Let’s have a closer look at the “Real estate and rental and leasing” and “Construction” categories. Once again we turn to the categories_for_level function to make grabbing the sub-categories an easier process.

real_construction <- c("Construction","Real estate and rental and leasing")

# Get the NAICS hierarchy codes just for these categories
rrl_hierarchy <- data %>% 
  filter(`North American Industry Classification System (NAICS)` %in% real_construction) %>% 
  pull("Hierarchy for North American Industry Classification System (NAICS)") %>% 
  unique

# Filter out all sub-categories for Real Estate. 
# The paste with | trick ensures that we grepl for all matches. 
rrl_data <- data %>% 
  filter(grepl(paste(rrl_hierarchy,collapse="|"),`Hierarchy for North American Industry Classification System (NAICS)`))
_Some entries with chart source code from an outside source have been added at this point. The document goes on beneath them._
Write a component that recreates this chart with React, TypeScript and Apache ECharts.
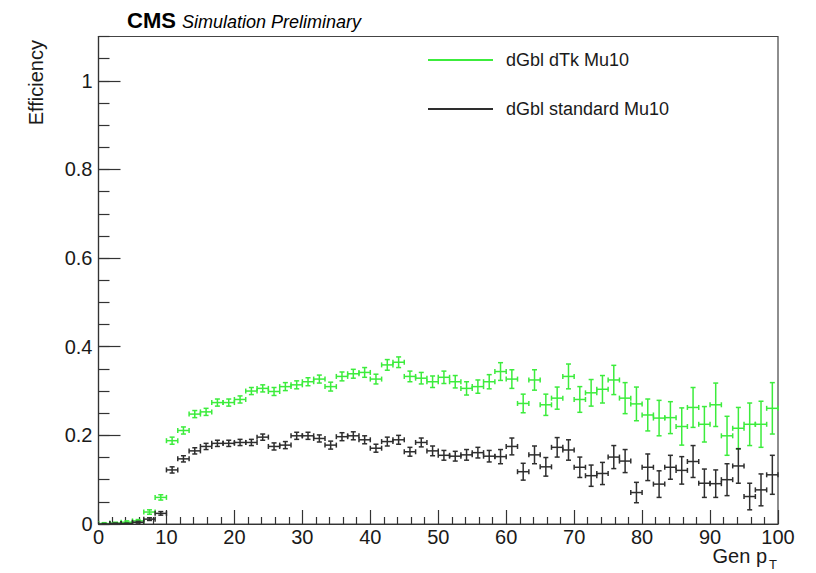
import React, { useEffect, useRef } from "react";
import * as echarts from "echarts";

// Binning: 60 bins from 0 to 100 GeV
const N_BINS = 60;
const X_MIN = 0;
const X_MAX = 100;
const BIN_WIDTH = (X_MAX - X_MIN) / N_BINS;

const X_TICKS = [0, 10, 20, 30, 40, 50, 60, 70, 80, 90, 100];
const Y_TICK_LABELS = ["0", "0.2", "0.4", "0.6", "0.8", "1"];

const SERIES_NAMES = ["dGbl dTk Mu10", "dGbl standard Mu10"];

// dGbl dTk Mu10 (green)
const dTkEff = [
  0.001, 0.002, 0.004, 0.007, 0.027, 0.060, 0.188, 0.211, 0.248, 0.253,
  0.274, 0.274, 0.281, 0.300, 0.306, 0.299, 0.310, 0.314, 0.321, 0.327,
  0.310, 0.333, 0.339, 0.342, 0.327, 0.359, 0.365, 0.333, 0.329, 0.321,
  0.331, 0.321, 0.306, 0.310, 0.321, 0.344, 0.327, 0.272, 0.325, 0.269,
  0.284, 0.333, 0.281, 0.296, 0.304, 0.325, 0.284, 0.271, 0.246, 0.239,
  0.240, 0.220, 0.263, 0.225, 0.269, 0.199, 0.216, 0.225, 0.225, 0.261,
];
const dTkErr = [
  0.002, 0.002, 0.003, 0.003, 0.005, 0.006, 0.008, 0.008, 0.008, 0.008,
  0.008, 0.008, 0.008, 0.008, 0.008, 0.009, 0.009, 0.009, 0.009, 0.009,
  0.010, 0.010, 0.010, 0.011, 0.011, 0.012, 0.012, 0.012, 0.013, 0.013,
  0.014, 0.014, 0.015, 0.015, 0.016, 0.020, 0.021, 0.021, 0.023, 0.024,
  0.025, 0.028, 0.029, 0.030, 0.031, 0.033, 0.035, 0.038, 0.036, 0.040,
  0.036, 0.042, 0.045, 0.040, 0.049, 0.044, 0.047, 0.048, 0.052, 0.058,
];

// dGbl standard Mu10 (black)
const stdEff = [
  0.000, 0.001, 0.001, 0.004, 0.011, 0.024, 0.122, 0.147, 0.165, 0.175,
  0.182, 0.182, 0.184, 0.184, 0.196, 0.175, 0.178, 0.199, 0.199, 0.193,
  0.178, 0.197, 0.199, 0.190, 0.171, 0.186, 0.190, 0.163, 0.184, 0.165,
  0.155, 0.153, 0.156, 0.161, 0.153, 0.152, 0.175, 0.118, 0.156, 0.129,
  0.173, 0.167, 0.128, 0.109, 0.114, 0.151, 0.142, 0.071, 0.128, 0.090,
  0.128, 0.121, 0.141, 0.092, 0.091, 0.100, 0.131, 0.062, 0.077, 0.111,
];
const stdErr = [
  0.001, 0.001, 0.001, 0.002, 0.003, 0.004, 0.007, 0.007, 0.007, 0.007,
  0.007, 0.007, 0.007, 0.007, 0.007, 0.008, 0.008, 0.008, 0.008, 0.008,
  0.009, 0.009, 0.009, 0.009, 0.009, 0.010, 0.010, 0.010, 0.010, 0.011,
  0.011, 0.011, 0.012, 0.012, 0.013, 0.016, 0.019, 0.019, 0.020, 0.021,
  0.022, 0.023, 0.023, 0.024, 0.025, 0.026, 0.026, 0.023, 0.030, 0.030,
  0.027, 0.031, 0.036, 0.032, 0.031, 0.036, 0.039, 0.030, 0.036, 0.044,
];

const GREEN = "#3cec3c";
const BLACK = "#2e2e2e";
const FONT = "Liberation Sans, Arial, Helvetica, sans-serif";

const binCenters = Array.from({ length: N_BINS }, (_, i) => X_MIN + (i + 0.5) * BIN_WIDTH);

function makeErrorSeries(name: string, vals: number[], errs: number[], color: string) {
  const data = binCenters.map((c, i) => [c, vals[i], errs[i]]);
  return {
    name,
    type: "custom",
    xAxisIndex: 0,
    yAxisIndex: 0,
    clip: true,
    encode: { x: 0, y: 1 },
    data,
    renderItem: (_params: any, api: any) => {
      const x = api.value(0);
      const y = api.value(1);
      const e = api.value(2);
      const hw = BIN_WIDTH / 2;
      const l = api.coord([x - hw, y]);
      const r = api.coord([x + hw, y]);
      const b = api.coord([x, y - e]);
      const t = api.coord([x, y + e]);
      const cap = 2.5;
      const style = { stroke: color, lineWidth: 1.5, fill: "none" };
      return {
        type: "group",
        children: [
          { type: "line", shape: { x1: l[0], y1: l[1], x2: r[0], y2: r[1] }, style },
          { type: "line", shape: { x1: l[0], y1: l[1] - cap, x2: l[0], y2: l[1] + cap }, style },
          { type: "line", shape: { x1: r[0], y1: r[1] - cap, x2: r[0], y2: r[1] + cap }, style },
          { type: "line", shape: { x1: b[0], y1: b[1], x2: t[0], y2: t[1] }, style },
          { type: "line", shape: { x1: t[0] - cap, y1: t[1], x2: t[0] + cap, y2: t[1] }, style },
          { type: "line", shape: { x1: b[0] - cap, y1: b[1], x2: b[0] + cap, y2: b[1] }, style },
        ],
      };
    },
  };
}

export default function App() {
  const ref = useRef<HTMLDivElement>(null);

  useEffect(() => {
    if (!ref.current) return;
    const chart = echarts.init(ref.current, undefined, { renderer: "svg" });
    const axisColor = "#333";
    const option: any = {
      animation: false,
      backgroundColor: "#ffffff",
      grid: {
        left: 98.5,
        right: 38,
        top: 36.5,
        bottom: 49,
        show: true,
        borderColor: "#444",
        borderWidth: 1.2,
        backgroundColor: "transparent",
      },
      xAxis: {
        type: "value",
        min: X_MIN,
        max: X_MAX,
        interval: 10,
        axisLine: { show: true, onZero: false, lineStyle: { color: axisColor, width: 1.2 } },
        axisTick: { show: true, inside: true, length: 14, lineStyle: { color: axisColor, width: 1.2 } },
        minorTick: { show: true, splitNumber: 5, length: 7, lineStyle: { color: axisColor, width: 1.2 } },
        splitLine: { show: false },
        minorSplitLine: { show: false },
        axisLabel: {
          show: true,
          margin: 3,
          fontSize: 20,
          fontFamily: FONT,
          color: "#1a1a1a",
          formatter: (v: number) => (X_TICKS.includes(v) ? String(v) : ""),
        },
      },
      yAxis: [
        {
          type: "value",
          min: 0,
          max: 1.1,
          interval: 0.2,
          position: "left",
          axisLine: { show: true, onZero: false, lineStyle: { color: axisColor, width: 1.2 } },
          axisTick: { show: true, inside: true, length: 22, lineStyle: { color: axisColor, width: 1.2 } },
          splitLine: { show: false },
          axisLabel: {
            show: true,
            margin: 6,
            fontSize: 20,
            fontFamily: FONT,
            color: "#1a1a1a",
            showMaxLabel: false,
            formatter: (v: number) => {
              const idx = Math.round(v / 0.2);
              if (Math.abs(v - idx * 0.2) > 1e-6) return "";
              return Y_TICK_LABELS[idx] ?? "";
            },
          },
        },
        {
          type: "value",
          min: 0,
          max: 1.1,
          interval: 0.05,
          position: "left",
          offset: 0,
          axisLine: { show: false },
          axisTick: { show: true, inside: true, length: 11, lineStyle: { color: axisColor, width: 1.2 } },
          splitLine: { show: false },
          axisLabel: { show: false },
        },
      ],
      series: [
        makeErrorSeries(SERIES_NAMES[0], dTkEff, dTkErr, GREEN),
        makeErrorSeries(SERIES_NAMES[1], stdEff, stdErr, BLACK),
      ],
      graphic: [
        {
          type: "text",
          x: 127,
          y: 31,
          style: { text: "CMS", font: `bold 22px ${FONT}`, fill: "#000", textAlign: "left", textVerticalAlign: "bottom" },
        },
        {
          type: "text",
          x: 182,
          y: 30.5,
          style: { text: "Simulation Preliminary", font: `italic 18px ${FONT}`, fill: "#000", textAlign: "left", textVerticalAlign: "bottom" },
        },
        {
          type: "text",
          x: 36,
          y: 40,
          rotation: Math.PI / 2,
          style: { text: "Efficiency", font: `20px ${FONT}`, fill: "#1a1a1a", textAlign: "right", textVerticalAlign: "middle" },
        },
        {
          type: "text",
          x: 767,
          y: 546,
          style: { text: "Gen p", font: `20px ${FONT}`, fill: "#1a1a1a", textAlign: "right", textVerticalAlign: "top" },
        },
        {
          type: "text",
          x: 769,
          y: 558,
          style: { text: "T", font: `13px ${FONT}`, fill: "#1a1a1a", textAlign: "left", textVerticalAlign: "top" },
        },
        {
          type: "line",
          shape: { x1: 428, y1: 60, x2: 493, y2: 60 },
          style: { stroke: GREEN, lineWidth: 2 },
        },
        {
          type: "text",
          x: 506,
          y: 60,
          style: { text: SERIES_NAMES[0], font: `18px ${FONT}`, fill: "#1a1a1a", textAlign: "left", textVerticalAlign: "middle" },
        },
        {
          type: "line",
          shape: { x1: 428, y1: 109, x2: 493, y2: 109 },
          style: { stroke: BLACK, lineWidth: 2 },
        },
        {
          type: "text",
          x: 506,
          y: 109,
          style: { text: SERIES_NAMES[1], font: `18px ${FONT}`, fill: "#1a1a1a", textAlign: "left", textVerticalAlign: "middle" },
        },
      ],
    };
    chart.setOption(option);
    return () => chart.dispose();
  }, []);

  return (
    <div
      ref={ref}
      style={{ position: "absolute", left: 0, top: 0, width: 816, height: 573, background: "#fff" }}
    />
  );
}
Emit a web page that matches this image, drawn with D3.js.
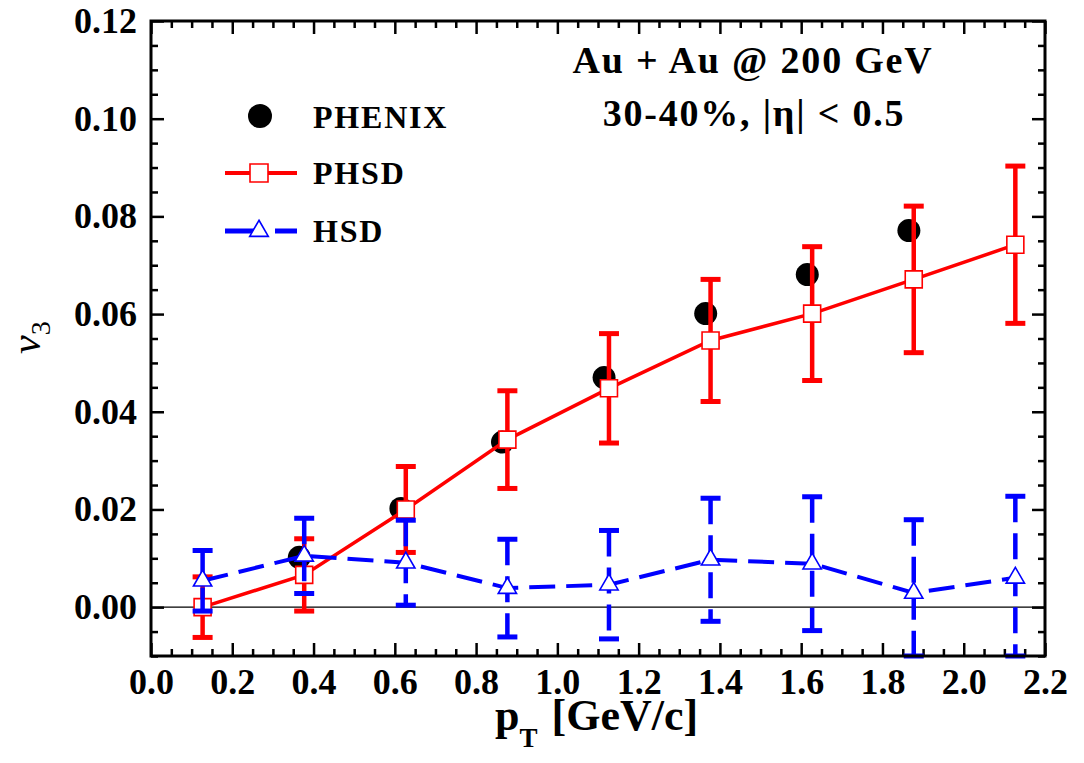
<!DOCTYPE html>
<html>
<head>
<meta charset="utf-8">
<script src="https://cdn.jsdelivr.net/npm/d3@7"></script>
<style>
  body { margin: 0; background: #fff; }
  svg { display: block; }
</style>
</head>
<body>
<svg width="1084" height="763"></svg>
<script>
// pT bins (model points sit a touch right of the data points)
const ptModel = [0.127, 0.377, 0.627, 0.877, 1.127, 1.377, 1.627, 1.877, 2.127];
const ptPhenix = [0.365, 0.615, 0.865, 1.115, 1.365, 1.615, 1.865];

const v3Phenix = [0.0102, 0.0202, 0.0338, 0.0470, 0.0601, 0.0681, 0.0771];
const v3Phsd = [0.0000, 0.0066, 0.0200, 0.0343, 0.0448, 0.0546, 0.0601, 0.0671, 0.0742];
const errPhsd = [0.0062, 0.0074, 0.0088, 0.0100, 0.0112, 0.0125, 0.0137, 0.0150, 0.0161];
const v3Hsd = [0.0054, 0.0105, 0.0091, 0.0039, 0.0046, 0.0097, 0.0089, 0.0029, 0.0060];
const errHsd = [0.0062, 0.0077, 0.0087, 0.0100, 0.0111, 0.0126, 0.0137, 0.0150, 0.0167];

const xTicks = [0, 0.2, 0.4, 0.6, 0.8, 1.0, 1.2, 1.4, 1.6, 1.8, 2.0, 2.2];
const yTicks = [0, 0.02, 0.04, 0.06, 0.08, 0.10, 0.12];
const legendNames = ["PHENIX", "PHSD", "HSD"];

const FONT = "'Liberation Serif', 'Times New Roman', serif";
const RED = "#ff0000", BLUE = "#0000ff";

var svg = d3.select("svg");
var pLeft = 151, pRight = 1045, pTop = 21, pBottom = 656;

var x = d3.scaleLinear().domain([0, 2.2]).range([pLeft, pRight]);
var y = d3.scaleLinear().domain([-0.01, 0.12]).range([pBottom, pTop]);

// axes: major + minor ticks pointing inward on all four sides
var xMinor = d3.range(0, 2.2001, 0.05).filter(v => Math.abs(v / 0.2 - Math.round(v / 0.2)) > 1e-6);
var yMinor = d3.range(-0.01, 0.12001, 0.005).filter(v => Math.abs(v / 0.02 - Math.round(v / 0.02)) > 1e-6);

function styleAxis(g) {
  g.select(".domain").remove();
  g.selectAll(".tick line").attr("stroke", "#000").attr("stroke-width", 2.5);
  g.selectAll("text").attr("font-family", FONT).attr("font-weight", "bold")
    .attr("font-size", 36).attr("fill", "#000");
}

svg.append("g").attr("transform", "translate(0," + pBottom + ")")
  .call(d3.axisBottom(x).tickValues(xTicks).tickSize(-13).tickPadding(12).tickFormat(d3.format(".1f")))
  .call(styleAxis);
svg.append("g").attr("transform", "translate(0," + pBottom + ")")
  .call(d3.axisBottom(x).tickValues(xMinor).tickSize(-7).tickFormat(""))
  .call(styleAxis);
svg.append("g").attr("transform", "translate(0," + pTop + ")")
  .call(d3.axisTop(x).tickValues(xTicks).tickSize(-13).tickFormat(""))
  .call(styleAxis);
svg.append("g").attr("transform", "translate(0," + pTop + ")")
  .call(d3.axisTop(x).tickValues(xMinor).tickSize(-7).tickFormat(""))
  .call(styleAxis);

svg.append("g").attr("transform", "translate(" + pLeft + ",0)")
  .call(d3.axisLeft(y).tickValues(yTicks).tickSize(-13).tickPadding(14).tickFormat(d3.format(".2f")))
  .call(styleAxis);
svg.append("g").attr("transform", "translate(" + pLeft + ",0)")
  .call(d3.axisLeft(y).tickValues(yMinor).tickSize(-7).tickFormat(""))
  .call(styleAxis);
svg.append("g").attr("transform", "translate(" + pRight + ",0)")
  .call(d3.axisRight(y).tickValues(yTicks).tickSize(-13).tickFormat(""))
  .call(styleAxis);
svg.append("g").attr("transform", "translate(" + pRight + ",0)")
  .call(d3.axisRight(y).tickValues(yMinor).tickSize(-7).tickFormat(""))
  .call(styleAxis);

// zero line
svg.append("line")
  .attr("x1", x(0)).attr("x2", x(2.2))
  .attr("y1", y(0)).attr("y2", y(0))
  .attr("stroke", "#000").attr("stroke-width", 1.3);

var plot = svg.append("g");
var ymin = y.domain()[0], ymax = y.domain()[1];

// PHENIX data
plot.selectAll(".phenix")
  .data(ptPhenix.map((p, i) => ({ x: p, v: v3Phenix[i] })))
  .enter().append("circle")
  .attr("cx", d => x(d.x)).attr("cy", d => y(d.v))
  .attr("r", 11.5).attr("fill", "#000");

function errorBars(xs, vs, es, color, dash) {
  var g = plot.append("g")
    .attr("stroke", color).attr("stroke-width", 4.5).attr("fill", "none");
  xs.forEach(function (p, i) {
    var lo = Math.max(vs[i] - es[i], ymin), hi = Math.min(vs[i] + es[i], ymax);
    g.append("line")
      .attr("x1", x(p)).attr("x2", x(p))
      .attr("y1", y(hi)).attr("y2", y(lo))
      .attr("stroke-dasharray", dash || null);
    [lo, hi].forEach(function (v) {
      g.append("line")
        .attr("x1", x(p) - 10).attr("x2", x(p) + 10)
        .attr("y1", y(v)).attr("y2", y(v))
        .attr("stroke-width", 5);
    });
  });
}

var line = d3.line().x(d => x(d.x)).y(d => y(d.v));
var sq = d3.symbol().type(d3.symbolSquare).size(17 * 17);
var tri = d3.symbol().type(d3.symbolTriangle).size(145);

// PHSD
errorBars(ptModel, v3Phsd, errPhsd, RED);
var phsd = ptModel.map((p, i) => ({ x: p, v: v3Phsd[i] }));
plot.append("path").datum(phsd).attr("d", line)
  .attr("fill", "none").attr("stroke", RED).attr("stroke-width", 3.5);
plot.selectAll(".phsd").data(phsd).enter().append("path")
  .attr("d", sq)
  .attr("transform", d => "translate(" + x(d.x) + "," + y(d.v) + ")")
  .attr("fill", "#fff").attr("stroke", RED).attr("stroke-width", 1.6);

// HSD
errorBars(ptModel, v3Hsd, errHsd, BLUE, "26,11");
var hsd = ptModel.map((p, i) => ({ x: p, v: v3Hsd[i] }));
plot.append("path").datum(hsd).attr("d", line)
  .attr("fill", "none").attr("stroke", BLUE).attr("stroke-width", 4)
  .attr("stroke-dasharray", "26,11");
plot.selectAll(".hsd").data(hsd).enter().append("path")
  .attr("d", tri)
  .attr("transform", d => "translate(" + x(d.x) + "," + y(d.v) + ")")
  .attr("fill", "#fff").attr("stroke", BLUE).attr("stroke-width", 1.6);

// frame
svg.append("rect")
  .attr("x", pLeft).attr("y", pTop)
  .attr("width", pRight - pLeft).attr("height", pBottom - pTop)
  .attr("fill", "none").attr("stroke", "#000").attr("stroke-width", 3);

// legend
var lg = svg.append("g");
lg.append("circle").attr("cx", 260).attr("cy", 116).attr("r", 12).attr("fill", "#000");
lg.append("line").attr("x1", 225).attr("x2", 297).attr("y1", 173).attr("y2", 173)
  .attr("stroke", RED).attr("stroke-width", 4);
lg.append("path").attr("d", d3.symbol().type(d3.symbolSquare).size(18 * 18))
  .attr("transform", "translate(259,173)")
  .attr("fill", "#fff").attr("stroke", RED).attr("stroke-width", 1.6);
lg.append("line").attr("x1", 225).attr("x2", 297).attr("y1", 231).attr("y2", 231)
  .attr("stroke", BLUE).attr("stroke-width", 5).attr("stroke-dasharray", "34,16");
lg.append("path").attr("d", d3.symbol().type(d3.symbolTriangle).size(150))
  .attr("transform", "translate(259,231)")
  .attr("fill", "#fff").attr("stroke", BLUE).attr("stroke-width", 1.6);
lg.selectAll("text").data(legendNames).enter().append("text")
  .attr("x", 313).attr("y", (d, i) => [128, 184, 242][i])
  .attr("font-family", FONT).attr("font-weight", "bold").attr("font-size", 32)
  .attr("letter-spacing", 1.8)
  .text(d => d);

// annotation
var ann = svg.append("g").attr("font-family", FONT).attr("font-weight", "bold")
  .attr("font-size", 38).attr("letter-spacing", 1.8).attr("text-anchor", "middle");
ann.append("text").attr("x", 753).attr("y", 73).text("Au + Au @ 200 GeV");
ann.append("text").attr("x", 754).attr("y", 126).text("30-40%, |η| < 0.5");

// axis titles
var xt = svg.append("text").attr("x", 495).attr("y", 730)
  .attr("font-family", FONT).attr("font-weight", "bold").attr("font-size", 44);
xt.append("tspan").text("p");
xt.append("tspan").attr("dy", 17).attr("font-size", 27).text("T");
xt.append("tspan").attr("dy", -17).attr("dx", 14).text("[GeV/c]");

var yt = svg.append("text").attr("transform", "translate(40,354) rotate(-90)")
  .attr("font-family", FONT).attr("font-style", "italic").attr("font-size", 42);
yt.append("tspan").text("v");
yt.append("tspan").attr("dy", 10).attr("font-size", 28).attr("font-style", "normal").text("3");
</script>
</body>
</html>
# Ensure we only retain the NAICS leaves and none of the aggregate subcategories
rrl_data <- rrl_data %>% 
  filter(
  `North American Industry Classification System (NAICS)` %in% 
    categories_for_level(.,"North American Industry Classification System (NAICS)")) %>%
  rename(NAICS=`North American Industry Classification System (NAICS)`)

# Plot with labels from our original selections
ggplot(rrl_data %>% filter(GEO %in% regions),
       aes(x = Date, y = Share, fill = NAICS)) +
  geom_area(position = "stack") +
  scale_y_continuous(labels = scales::percent) +
  theme_bw() +
  theme(legend.position = "bottom",legend.direction ="vertical") +
  guides(fill=guide_legend(ncol=1)) +
  labs(title="Gross domestic product (GDP) at basic prices",
       subtitle=paste0(regions,", ", selected_value),
       x="",
       caption=paste0("CANSIM ", table_id))

We observe in the resulting chart that the largest contributors to GDP in this sector in British Columbia are Owner-occupied dwellings (imputed rent) and Lessors of Real estate (rent), followed by Residential building construction.